In order to distinguish between infrastructure test and app+infrastructure end-to-end test, context variables can be used.
The CDK documentation shows you how to do it:
With a flag “stage”, which holds values like ‘[dev|prod] you switch between test userdata and production userdata:
stage := scope.Node().TryGetContext(aws.String("stage"))
And check the flag in your code like:
userdataFileName := "userdata/webserver-infratest.sh"
if stage == "prod"{
userdataFileName="userdata/webserver-production.sh"
}
For prod stage with: cdk synth -c stage=prod
now you get:
UserData:
Fn::Base64: |-
#!/bin/bash
yum update
yum install -y httpd
systemctl start httpd
systemctl enable httpd
echo "<h1>Styled Production Page</h1> <p> lorem ipso</p>" > /var/www/html/index.html
Whereas with cdk synth -c stage=dev
you get :
UserData:
Fn::Base64: |-
#!/bin/bash
yum update
yum install -y httpd
systemctl start httpd
systemctl enable httpd
echo "<h1>hello world</h1>" > /var/www/html/index.html
Which would deploy a testable instance and webserver.
Other CDK languages
This approach involves programming only the “cit” infrastructure test in GO. Here is the same example with the TypeScript CDK LoadBalancer and cit in GO:
CDK example template LoadBalancer EC2.
By using the SystemsManager parameter store as a language-independent parameter transfer, we are polyglot.
Conclusion
It was really easy (30 lines of go code) to test a CDK generated webserver. This approach can be used for all CDK languages. In the next part I will show a GO module for directly accessing physical IDs via the CDK name aka logical ID.
Check it out
This code is available at the tecRacer Github “cdk-templates” repository:
https://github.com/tecracer/cdk-templates/tree/master/go/alb_ec2
For remarks, discussion, chatting please contact me on twitter @megaproaktiv.

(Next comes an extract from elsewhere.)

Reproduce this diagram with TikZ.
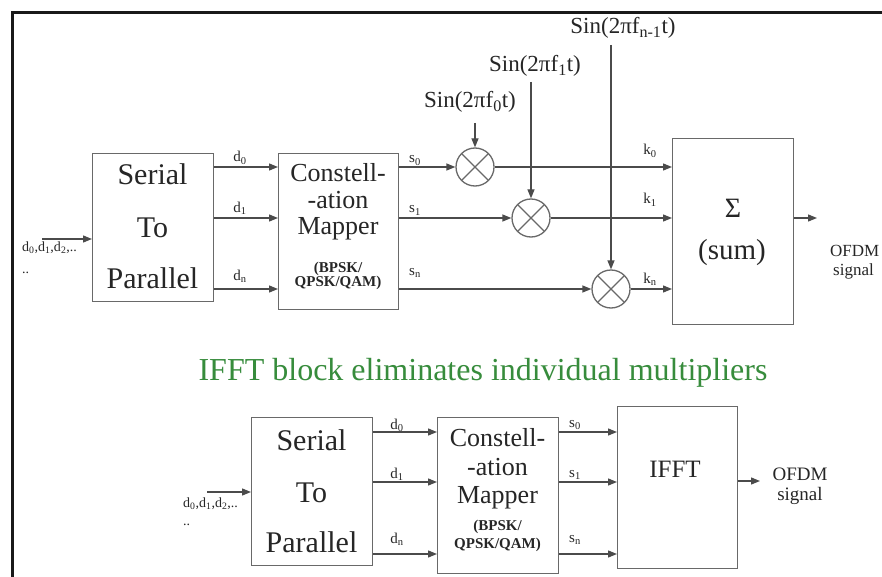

I hope these thought can be useful for you next project!
Notes
(*) Create a GO CDK V2 Application
To build a GO CDK application, you currently have to create the template in cdk v1 and then manually upgrade the modules to CDK V2.
- Create go app
alias cdk1='npx cdk@v1.105.0'
cdk1 init app --language=go
- Migrate the modules, here I have described how to:
Migrating to AWS CDK v2 - the missing GO manual
- Switch to CDK V2
alias cdk='npx cdk@v2.0.0-rc.4'
cdk synth